MONTCLAIR, NJ - Prince may have died, but his legacy promises to live on. Montclair’s talented musicians came together Saturday night to pay homage to the artist, who was found dead this past Thursday in his Minnesota studio.
The usual lineup for Montclair Center Stage was altered, said Joanne Smalls, producer of the event, to include a tribute to Prince. Dozens of spectators danced under the moonlit sky, enjoying the free show.
Paying tribute to the fallen music hero was Scott E. Moore vocalist of the band (also filmmaker, executive producer, writer and creative director), along with Rich Tozzoli on electric guitar (also Grammy-nominated music producer and composer), Hank Skalka on bass, and Lee Jeffryes. Together, as the Deep Dig, they performed Prince’s Kiss, which electrified the crowd. Some danced, some cried, many sang along and others swayed to the ballad using their phones as lighters.
Moore told us that he himself is of the MTV generation and told us Tap Into that he was involved in producing the first MTV VH1 Honors award show in 1994. He said, “I was given the task (and honor) to create a short film retrospective on Prince, which would be shown before his performance. Even back then, his career was so prolifically epic, that it was a Herculean task to achieve in 3 minutes or less.”
When MTV launched Moore was out buying his first guitar. He said, "Michael Jackson, Madonna and Prince were to the MTV Generation what Elvis Presley and The Beatles were to the Ed Sullivan generation."
He added that Prince influenced him most in that, “He was mysterious and untouchable. Prince could play anything; he had everyone’s respect. He was a master. No one on the planet would go on stage after Prince,” he said, referring to a video of James Brown pulling Michael Jackson and Prince from a crowd, and as always Prince was the showstopper.
Beyond that, Moore described Prince as breaking all barriers including sexuality and race. He named some of Prince’s diverse influencers such as Joni Mitchel and Fly and the Family Stone and said, “Prince was truly a feminist. Women in his band were not just eye candy, they were remarkable musicians.”
A group of children spent the evening in front of the stage, which Moore remarked was a sign that things were going well. He said, “We know we are in our groove if kids - who are not socially programmed to be inhibited - are up, dancing and feeling the joy."
Mark Bowers, known as Lil Bastad, who has been playing prince tributes in New York City, told Tap into Montclair that he could summarize how Prince had affected him and his craft over the years in one word, “Totally!”
He told the crowd that he had just been with Prince three weeks ago in Greenwich Village. He then introduced Luke Michura as his brother from another mother. While their introduction and respects paid to Prince meant a lot, nothing spoke as loud as their phenomenal rendition of Purple Rain. They also sang other songs such as Raspberry Beret and Pop Life.
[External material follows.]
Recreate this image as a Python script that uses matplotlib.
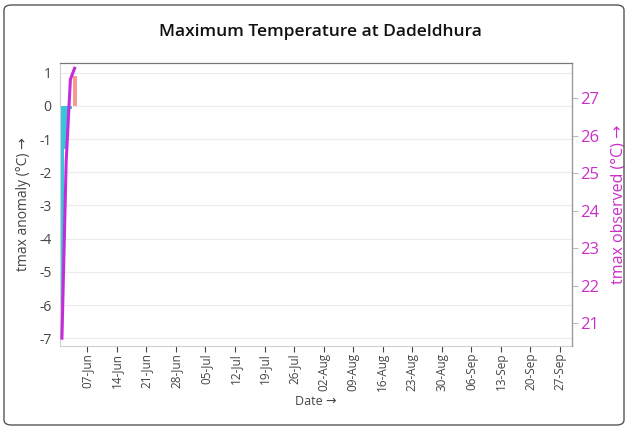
import pandas as pd
import matplotlib
matplotlib.use("Agg")
import matplotlib.pyplot as plt
import matplotlib.dates as mdates
from matplotlib.patches import FancyBboxPatch

plt.rcParams['font.family'] = ['Open Sans', 'DejaVu Sans']

# data
dates = pd.to_datetime(["2024-06-01", "2024-06-02", "2024-06-03", "2024-06-04"])
tmax_anomaly = [-6.1, -1.3, -0.1, 0.9]
tmax_observed = [20.6, 25.3, 27.5, 27.8]
left_ticks = [1, 0, -1, -2, -3, -4, -5, -6, -7]
right_ticks = [21, 22, 23, 24, 25, 26, 27]
tick_dates = pd.date_range("2024-06-07", "2024-09-27", freq="7D")

neg_col = '#36c5da'
pos_col = '#fa9a8e'
line_col = '#c42bd9'
right_col = '#c930c9'

fig = plt.figure(figsize=(6.29, 4.28), dpi=100)
ax = fig.add_axes([60/629, 1-346/428, 512/629, 283/428])

# outer frame
fig.patches.append(FancyBboxPatch((4/629, 3/428), 620/629, 420/428,
                                  boxstyle="round,pad=0,rounding_size=0.012",
                                  transform=fig.transFigure, fill=False,
                                  edgecolor='#555555', linewidth=1.0))

bar_cols = [neg_col if v < 0 else pos_col for v in tmax_anomaly]
ax.bar(dates, tmax_anomaly, width=0.95, color=bar_cols, zorder=2)

ax.set_ylim(-7.23, 1.29)
ax.set_yticks(left_ticks)
ax.set_yticklabels([str(t) for t in left_ticks])
ax.grid(axis='y', color='#ececec', linewidth=0.8, zorder=0)
ax.tick_params(axis='y', length=0, labelsize=10, colors='#444444', pad=6)
ax.set_ylabel("tmax anomaly (°C) →", fontsize=10, color='#444444', labelpad=6)

ax.set_xlim(pd.Timestamp("2024-05-31 13:00"), pd.Timestamp("2024-09-29 20:00"))
ax.set_xticks(tick_dates)
ax.xaxis.set_major_formatter(mdates.DateFormatter('%d-%b'))
ax.tick_params(axis='x', rotation=90, labelsize=8.5, colors='#444444', length=4,
               width=0.8, pad=1)
ax.set_xlabel("Date →", fontsize=9, color='#444444', labelpad=3)

for s in ['left', 'bottom']:
    ax.spines[s].set_color('#d0d0d0')
ax.spines['top'].set_color('#777777')

ax2 = ax.twinx()
ax2.plot(dates, tmax_observed, color=line_col, linewidth=2.2, zorder=3)
ax2.set_ylim(20.39, 27.94)
ax2.set_yticks(right_ticks)
ax2.tick_params(axis='y', labelsize=12, colors='#bbbbbb', labelcolor=right_col,
                length=4, width=0.8, pad=2)
ax2.set_ylabel("tmax observed (°C) →", fontsize=11.5, color=right_col, labelpad=8)
for s in ['left', 'bottom']:
    ax2.spines[s].set_visible(False)
ax2.spines['top'].set_color('#777777')
ax2.spines['right'].set_color('#999999')

fig.text(320/629, 1-32/428, "Maximum Temperature at Dadeldhura", ha='center',
         va='center', fontsize=12.5, fontweight='semibold', color='#111111')

fig.savefig("out.png", dpi=100)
We caught up with Skalka who said to him Prince was just amazing. He only spoke of Prince in the present tense.
Skalka said, “I can’t accept that he is gone. He’s the consummate everything! He’s the consummate musician, he is the consummate writer, the consummate singer, the consummate producer, and the consummate entertainer.”
Tozzoli, who boasts a tremendous amount of talent and equal amounts of unpretentiousness said, “Prince inspired me to take command of my instrument and be the best I could be at all aspects of my music.”
Moore indicated that inspiration often comes while appreciating another musician’s talent, saying, “Prince was a reminder of what we don’t know.”